**Task objective**.
Output the lines from the top of the entries below to the line with "plt.rcParams['font.family'] = ['Liberation", both included, exactly and without pictures.

══════════

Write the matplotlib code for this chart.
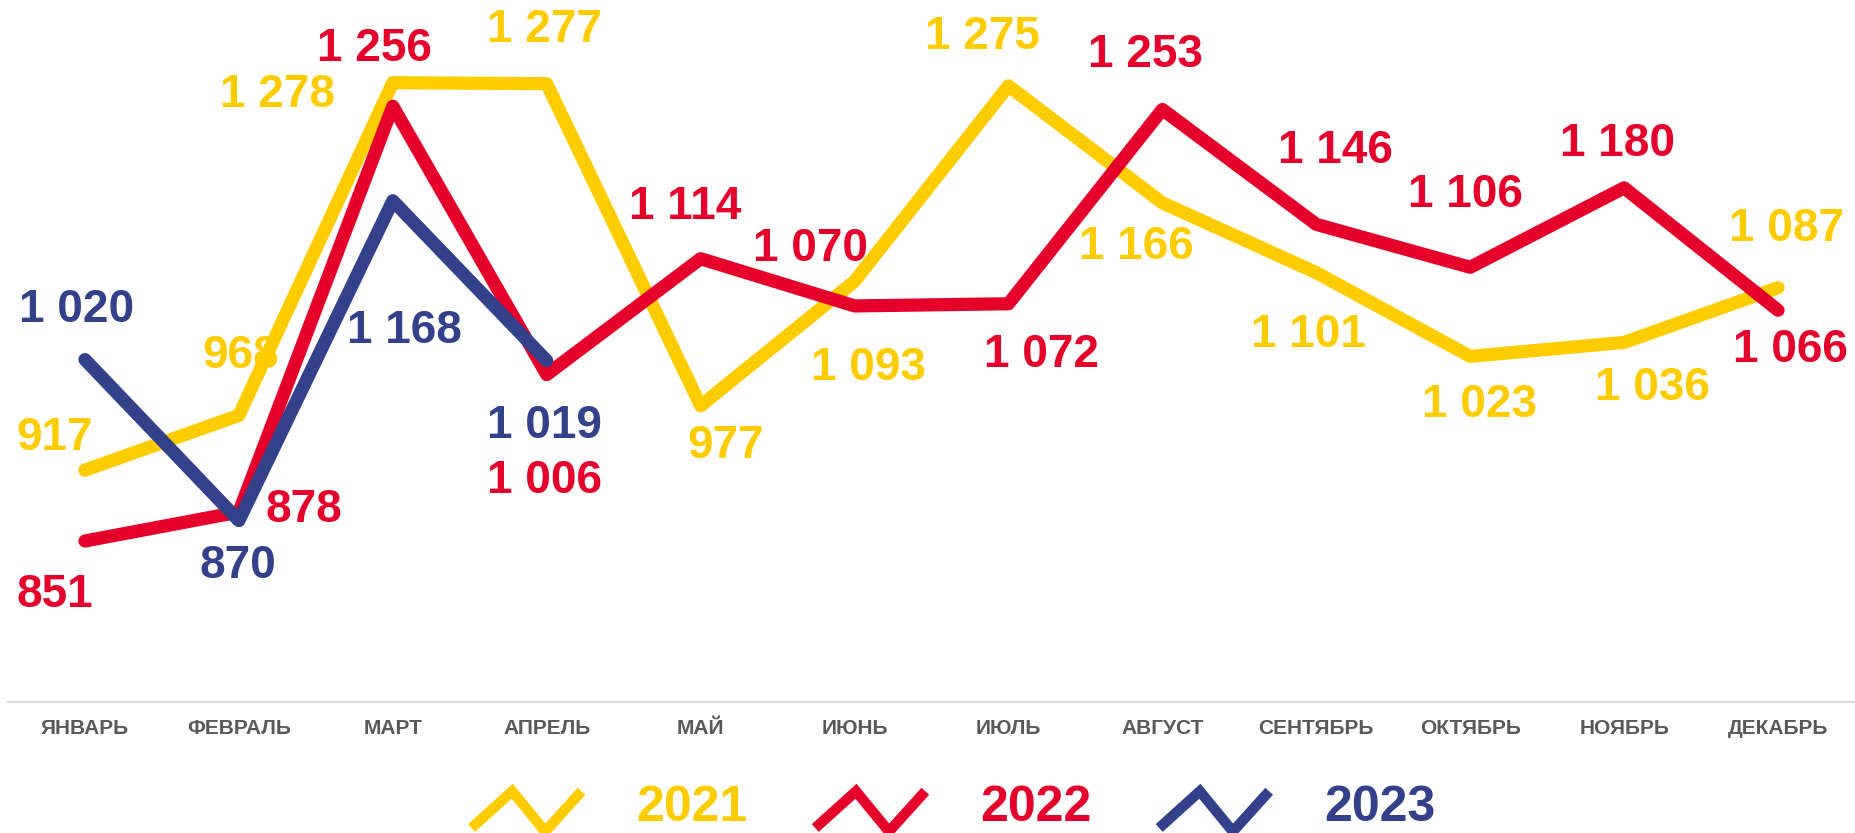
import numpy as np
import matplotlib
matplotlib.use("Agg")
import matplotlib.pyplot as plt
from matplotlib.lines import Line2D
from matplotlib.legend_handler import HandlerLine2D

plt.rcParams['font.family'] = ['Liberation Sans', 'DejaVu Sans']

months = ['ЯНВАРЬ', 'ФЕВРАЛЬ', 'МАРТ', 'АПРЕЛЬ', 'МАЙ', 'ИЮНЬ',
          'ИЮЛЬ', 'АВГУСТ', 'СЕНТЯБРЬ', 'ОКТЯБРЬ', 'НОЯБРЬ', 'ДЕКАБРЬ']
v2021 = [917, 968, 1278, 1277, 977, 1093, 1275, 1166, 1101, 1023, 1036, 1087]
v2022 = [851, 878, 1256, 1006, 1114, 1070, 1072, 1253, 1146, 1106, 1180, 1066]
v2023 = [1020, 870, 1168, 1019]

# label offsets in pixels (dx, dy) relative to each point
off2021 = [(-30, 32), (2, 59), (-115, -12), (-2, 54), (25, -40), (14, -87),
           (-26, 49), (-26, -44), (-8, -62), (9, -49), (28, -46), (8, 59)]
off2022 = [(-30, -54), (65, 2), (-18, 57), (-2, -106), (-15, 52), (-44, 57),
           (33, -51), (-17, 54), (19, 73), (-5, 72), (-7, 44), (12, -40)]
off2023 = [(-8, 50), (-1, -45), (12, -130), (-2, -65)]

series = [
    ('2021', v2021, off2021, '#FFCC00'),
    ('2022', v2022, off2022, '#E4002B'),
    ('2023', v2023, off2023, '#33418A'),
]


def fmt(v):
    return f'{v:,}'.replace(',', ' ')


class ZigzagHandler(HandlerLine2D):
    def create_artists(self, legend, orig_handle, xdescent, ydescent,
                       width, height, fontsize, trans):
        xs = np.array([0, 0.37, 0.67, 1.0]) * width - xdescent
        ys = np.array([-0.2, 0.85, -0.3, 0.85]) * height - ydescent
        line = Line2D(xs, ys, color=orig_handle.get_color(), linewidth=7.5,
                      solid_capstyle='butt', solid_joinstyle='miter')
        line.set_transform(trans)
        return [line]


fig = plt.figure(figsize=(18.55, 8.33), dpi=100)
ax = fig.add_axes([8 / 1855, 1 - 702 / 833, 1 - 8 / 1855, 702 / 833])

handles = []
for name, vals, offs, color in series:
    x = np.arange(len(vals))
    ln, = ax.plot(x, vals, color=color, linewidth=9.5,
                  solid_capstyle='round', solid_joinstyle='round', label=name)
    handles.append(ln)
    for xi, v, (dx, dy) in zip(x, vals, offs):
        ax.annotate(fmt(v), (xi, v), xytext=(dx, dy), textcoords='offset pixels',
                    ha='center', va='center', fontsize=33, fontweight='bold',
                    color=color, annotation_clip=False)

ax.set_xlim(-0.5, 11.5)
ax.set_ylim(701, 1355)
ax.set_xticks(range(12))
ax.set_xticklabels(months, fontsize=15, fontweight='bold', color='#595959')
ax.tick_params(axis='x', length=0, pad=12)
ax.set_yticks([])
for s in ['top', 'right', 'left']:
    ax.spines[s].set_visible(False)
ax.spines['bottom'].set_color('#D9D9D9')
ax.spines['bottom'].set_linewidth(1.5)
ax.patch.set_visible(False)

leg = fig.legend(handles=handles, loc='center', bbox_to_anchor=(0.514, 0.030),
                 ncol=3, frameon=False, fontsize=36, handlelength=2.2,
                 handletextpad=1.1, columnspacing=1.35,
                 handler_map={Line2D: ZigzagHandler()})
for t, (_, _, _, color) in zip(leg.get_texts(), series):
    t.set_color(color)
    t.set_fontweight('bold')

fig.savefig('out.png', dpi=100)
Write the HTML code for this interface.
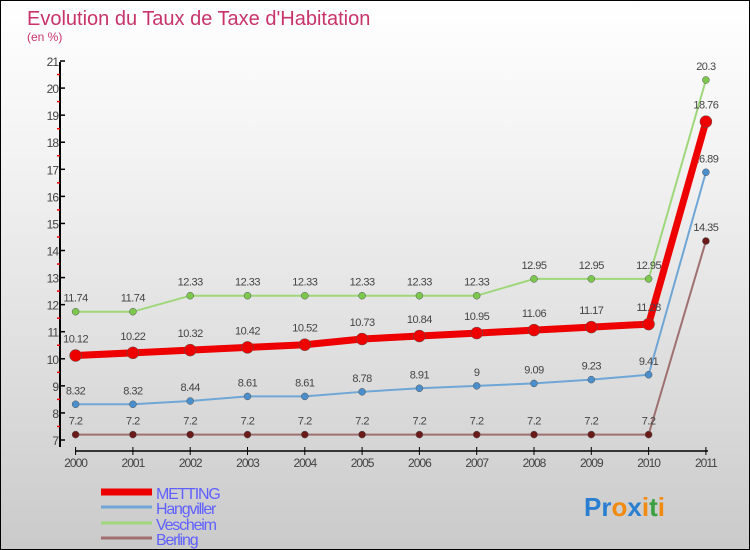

══════════

**Expected answer**.
Write the matplotlib code for this chart.
import numpy as np
import matplotlib
matplotlib.use("Agg")
import matplotlib.pyplot as plt
from matplotlib.lines import Line2D
from matplotlib.legend_handler import HandlerLine2D

plt.rcParams['font.family'] = ['Liberation Sans', 'DejaVu Sans']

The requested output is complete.